— Task description —
Set down each line of the data below exactly as it stands, dropping the pictures.

— Recorded information —

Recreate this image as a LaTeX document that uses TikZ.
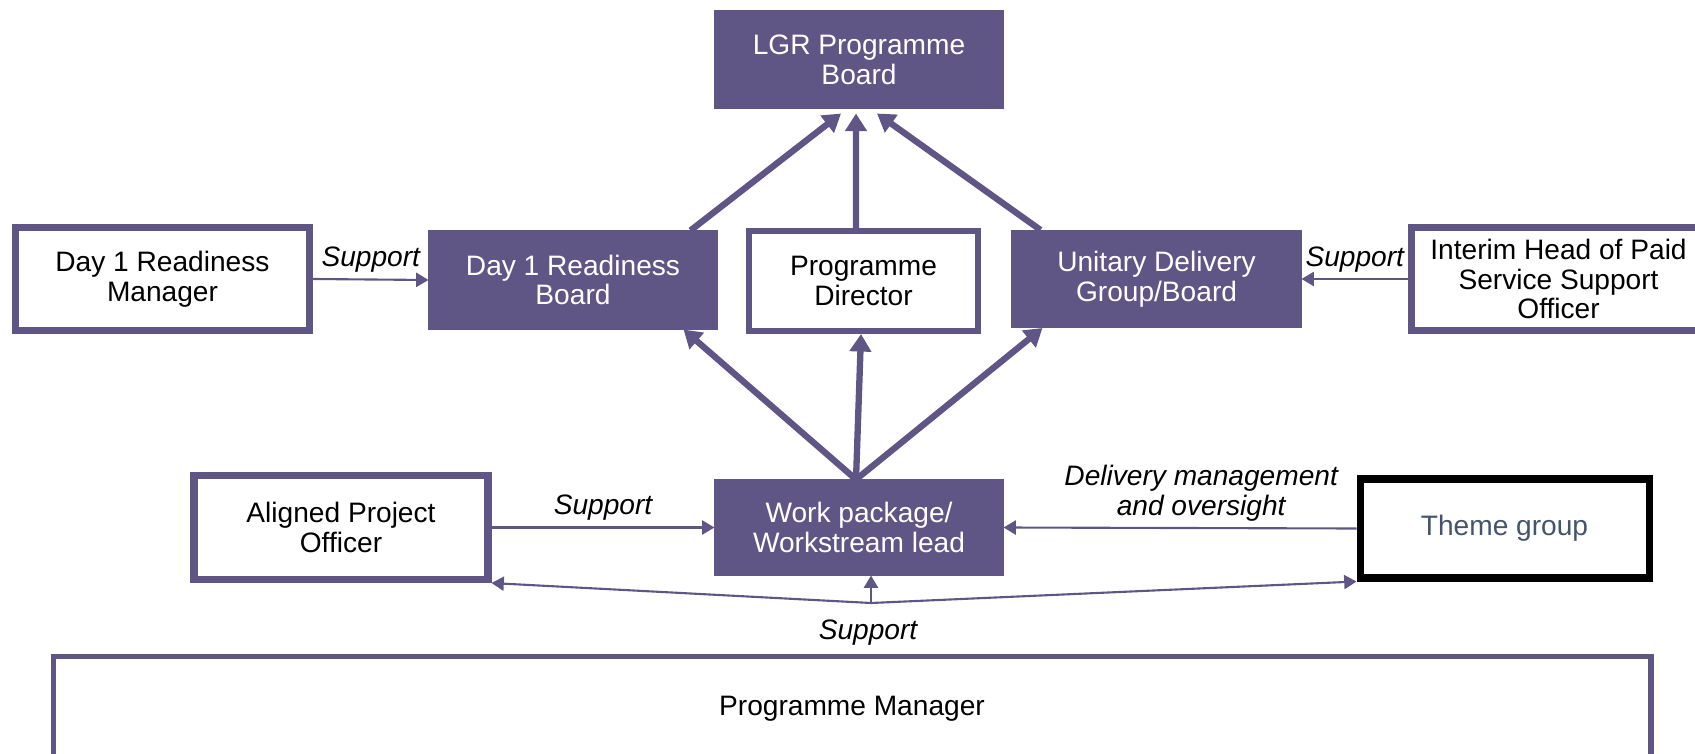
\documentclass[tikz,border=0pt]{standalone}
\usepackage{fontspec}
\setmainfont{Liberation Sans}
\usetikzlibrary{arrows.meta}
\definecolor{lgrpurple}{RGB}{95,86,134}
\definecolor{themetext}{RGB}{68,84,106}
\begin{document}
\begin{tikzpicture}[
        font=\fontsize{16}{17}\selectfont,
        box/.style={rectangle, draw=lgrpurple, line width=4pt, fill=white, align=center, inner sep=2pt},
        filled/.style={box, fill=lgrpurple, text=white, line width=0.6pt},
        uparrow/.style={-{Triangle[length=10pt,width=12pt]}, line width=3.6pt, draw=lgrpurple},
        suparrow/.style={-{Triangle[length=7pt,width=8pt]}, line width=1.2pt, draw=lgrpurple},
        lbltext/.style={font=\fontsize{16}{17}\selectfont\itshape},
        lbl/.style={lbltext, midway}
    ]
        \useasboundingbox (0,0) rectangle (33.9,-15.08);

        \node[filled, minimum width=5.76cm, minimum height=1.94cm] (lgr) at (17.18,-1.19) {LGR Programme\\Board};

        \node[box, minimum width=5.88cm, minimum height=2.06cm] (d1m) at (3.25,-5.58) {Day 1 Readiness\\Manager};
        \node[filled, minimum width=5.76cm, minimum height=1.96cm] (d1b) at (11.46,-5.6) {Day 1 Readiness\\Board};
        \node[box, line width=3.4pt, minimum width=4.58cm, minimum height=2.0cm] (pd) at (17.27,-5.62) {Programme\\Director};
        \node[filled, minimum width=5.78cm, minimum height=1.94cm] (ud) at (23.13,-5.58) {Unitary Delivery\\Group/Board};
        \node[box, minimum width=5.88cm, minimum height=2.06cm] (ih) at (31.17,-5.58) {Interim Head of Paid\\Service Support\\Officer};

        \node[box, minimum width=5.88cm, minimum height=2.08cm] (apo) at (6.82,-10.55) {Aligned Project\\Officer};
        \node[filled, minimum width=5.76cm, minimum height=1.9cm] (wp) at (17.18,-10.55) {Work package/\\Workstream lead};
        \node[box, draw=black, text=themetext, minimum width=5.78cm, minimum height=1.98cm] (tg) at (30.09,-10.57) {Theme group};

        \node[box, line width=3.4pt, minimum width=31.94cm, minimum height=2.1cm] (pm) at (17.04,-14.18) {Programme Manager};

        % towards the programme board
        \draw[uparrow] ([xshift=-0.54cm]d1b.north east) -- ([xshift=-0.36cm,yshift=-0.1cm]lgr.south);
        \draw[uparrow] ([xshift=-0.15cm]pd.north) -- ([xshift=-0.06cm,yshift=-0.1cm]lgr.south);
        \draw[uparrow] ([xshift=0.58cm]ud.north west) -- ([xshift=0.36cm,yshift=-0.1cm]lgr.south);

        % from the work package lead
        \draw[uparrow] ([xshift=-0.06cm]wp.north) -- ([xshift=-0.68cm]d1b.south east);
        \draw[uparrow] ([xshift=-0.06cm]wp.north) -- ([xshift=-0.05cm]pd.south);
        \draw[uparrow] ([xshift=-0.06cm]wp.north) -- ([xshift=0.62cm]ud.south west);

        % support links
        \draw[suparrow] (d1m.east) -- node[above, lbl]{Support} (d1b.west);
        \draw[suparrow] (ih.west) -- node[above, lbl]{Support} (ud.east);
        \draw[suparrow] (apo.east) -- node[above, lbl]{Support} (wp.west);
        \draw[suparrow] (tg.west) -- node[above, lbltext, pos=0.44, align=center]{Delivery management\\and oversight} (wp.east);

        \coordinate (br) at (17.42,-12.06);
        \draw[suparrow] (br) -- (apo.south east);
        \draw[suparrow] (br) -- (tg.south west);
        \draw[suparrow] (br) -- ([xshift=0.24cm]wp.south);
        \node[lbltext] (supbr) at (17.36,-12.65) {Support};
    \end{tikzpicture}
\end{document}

— Correct result —
Recreate this image as a LaTeX document that uses TikZ.
\documentclass[tikz,border=0pt]{standalone}
\usepackage{fontspec}
\setmainfont{Liberation Sans}
\usetikzlibrary{arrows.meta}
\definecolor{lgrpurple}{RGB}{95,86,134}
\definecolor{themetext}{RGB}{68,84,106}
\begin{document}
\begin{tikzpicture}[
        font=\fontsize{16}{17}\selectfont,
        box/.style={rectangle, draw=lgrpurple, line width=4pt, fill=white, align=center, inner sep=2pt},
        filled/.style={box, fill=lgrpurple, text=white, line width=0.6pt},
        uparrow/.style={-{Triangle[length=10pt,width=12pt]}, line width=3.6pt, draw=lgrpurple},
        suparrow/.style={-{Triangle[length=7pt,width=8pt]}, line width=1.2pt, draw=lgrpurple},
        lbltext/.style={font=\fontsize{16}{17}\selectfont\itshape},
        lbl/.style={lbltext, midway}
    ]
        \useasboundingbox (0,0) rectangle (33.9,-15.08);

        \node[filled, minimum width=5.76cm, minimum height=1.94cm] (lgr) at (17.18,-1.19) {LGR Programme\\Board};

        \node[box, minimum width=5.88cm, minimum height=2.06cm] (d1m) at (3.25,-5.58) {Day 1 Readiness\\Manager};
        \node[filled, minimum width=5.76cm, minimum height=1.96cm] (d1b) at (11.46,-5.6) {Day 1 Readiness\\Board};
        \node[box, line width=3.4pt, minimum width=4.58cm, minimum height=2.0cm] (pd) at (17.27,-5.62) {Programme\\Director};
        \node[filled, minimum width=5.78cm, minimum height=1.94cm] (ud) at (23.13,-5.58) {Unitary Delivery\\Group/Board};
        \node[box, minimum width=5.88cm, minimum height=2.06cm] (ih) at (31.17,-5.58) {Interim Head of Paid\\Service Support\\Officer};

        \node[box, minimum width=5.88cm, minimum height=2.08cm] (apo) at (6.82,-10.55) {Aligned Project\\Officer};
        \node[filled, minimum width=5.76cm, minimum height=1.9cm] (wp) at (17.18,-10.55) {Work package/\\Workstream lead};
        \node[box, draw=black, text=themetext, minimum width=5.78cm, minimum height=1.98cm] (tg) at (30.09,-10.57) {Theme group};

        \node[box, line width=3.4pt, minimum width=31.94cm, minimum height=2.1cm] (pm) at (17.04,-14.18) {Programme Manager};

        % towards the programme board
        \draw[uparrow] ([xshift=-0.54cm]d1b.north east) -- ([xshift=-0.36cm,yshift=-0.1cm]lgr.south);
        \draw[uparrow] ([xshift=-0.15cm]pd.north) -- ([xshift=-0.06cm,yshift=-0.1cm]lgr.south);
        \draw[uparrow] ([xshift=0.58cm]ud.north west) -- ([xshift=0.36cm,yshift=-0.1cm]lgr.south);

        % from the work package lead
        \draw[uparrow] ([xshift=-0.06cm]wp.north) -- ([xshift=-0.68cm]d1b.south east);
        \draw[uparrow] ([xshift=-0.06cm]wp.north) -- ([xshift=-0.05cm]pd.south);
        \draw[uparrow] ([xshift=-0.06cm]wp.north) -- ([xshift=0.62cm]ud.south west);

        % support links
        \draw[suparrow] (d1m.east) -- node[above, lbl]{Support} (d1b.west);
        \draw[suparrow] (ih.west) -- node[above, lbl]{Support} (ud.east);
        \draw[suparrow] (apo.east) -- node[above, lbl]{Support} (wp.west);
        \draw[suparrow] (tg.west) -- node[above, lbltext, pos=0.44, align=center]{Delivery management\\and oversight} (wp.east);

        \coordinate (br) at (17.42,-12.06);
        \draw[suparrow] (br) -- (apo.south east);
        \draw[suparrow] (br) -- (tg.south west);
        \draw[suparrow] (br) -- ([xshift=0.24cm]wp.south);
        \node[lbltext] (supbr) at (17.36,-12.65) {Support};
    \end{tikzpicture}
\end{document}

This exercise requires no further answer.